1. Field of the Invention
The present invention relates to a document reader suitable for use in facsimiles, copying machines, information storage systems and others, that is, to an apparatus for converting the image of a document into electric signals.
2. Description of the Prior Art
In the general document readers, a document to be read is irradiated by a lamp to form an image which in turn is projected onto a solid state image sensor such as charge coupled device (CCD) and the like through an imaging optical system. The illumination light from the lamp may be irregular with respect to light distribution on the document. Furthermore, the imaging optical system is placed under the influence of the so-called Cosine.sup.4 Law that as the angle included between the incident light and the optical axis increases, the amount of light passing through the optical system decreases. Due to such various factors, the light distribution in the image formed on the image sensor is generally irregular rather than being uniform. Such an irregularity of the light distribution will be called "shading".
There is known the shading correction in which output signals from the image sensor are corrected in accordance with the shading to form image signals with no influence from the shading. In the conventional shading correction systems, a reflective plate is disposed as a backward plate at the document reading position in which part of the document is to be projected onto the image sensor through the imaging optical system. Before that part of the document reaches this reading position, the reflective plate is irradiated by the light from the lamp to form a reference light reflected by the reflective plate, which reference light is then projected onto the image sensor through the imaging optical system. The resulting output signal from the image sensor is stored in a memory as a reference shading signal. When the document subsequently reaches the document reading position with the image thereof being projected onto the image sensor, the latter generates an electrical signal corresponding to the brightness of the document image formed on the image sensor. This electric signal is then corrected in accordance with the reference shading signal previously stored in the memory. For example, the signal corresponding to the document image is divided by the reference shading signal in a divider circuit. A signal thus obtained from such a correction circuit has no influence from shading.
The shading waveform may be changed to a different one between a point wherein the shading waveform is stored in the memory and another point wherein the signal corresponding to the document image is actually being corrected. If such a difference is too large, a signal obtained from the shading correction will not agree with the part of the document to be read.
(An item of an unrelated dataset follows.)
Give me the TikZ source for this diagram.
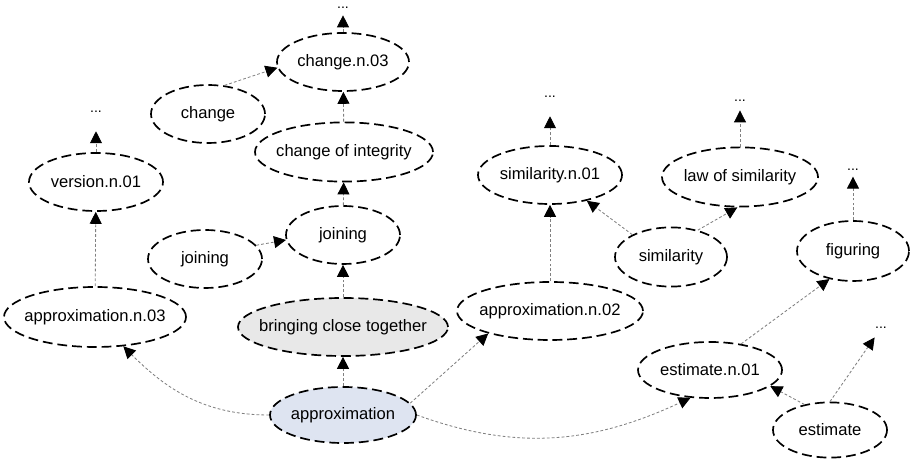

To overcome such a problem, the prior art has proposed that a period of time between a point wherein the reference shading signal is stored in the memory and another point wherein a sheet of document has completely been read, that is, wherein the shading correction for a sheet of document has been completed is reduced as little as possible. In transmitters such as facsimiles and others, however, the speed in reading a document highly depends on speeds of its opposite transmitter and line. Thus, a substantial time period may be required to completely read a sheet of document. This is true of the case where a document having an increased length is to be read.
When an increased period of time is required to complete the reading of the document, the aforementioned difference may be increased to form image signals which do not satisfactorily correspond to the document.
When a fluorescent lamp is used as the irradiating lamp and if the ambient temperature is about 0.degree. C., the shading waveform will widely be changed immediately after the system has been started. To overcome this problem, it is required to maintain the fluorescent lamp at its predetermined range of temperature.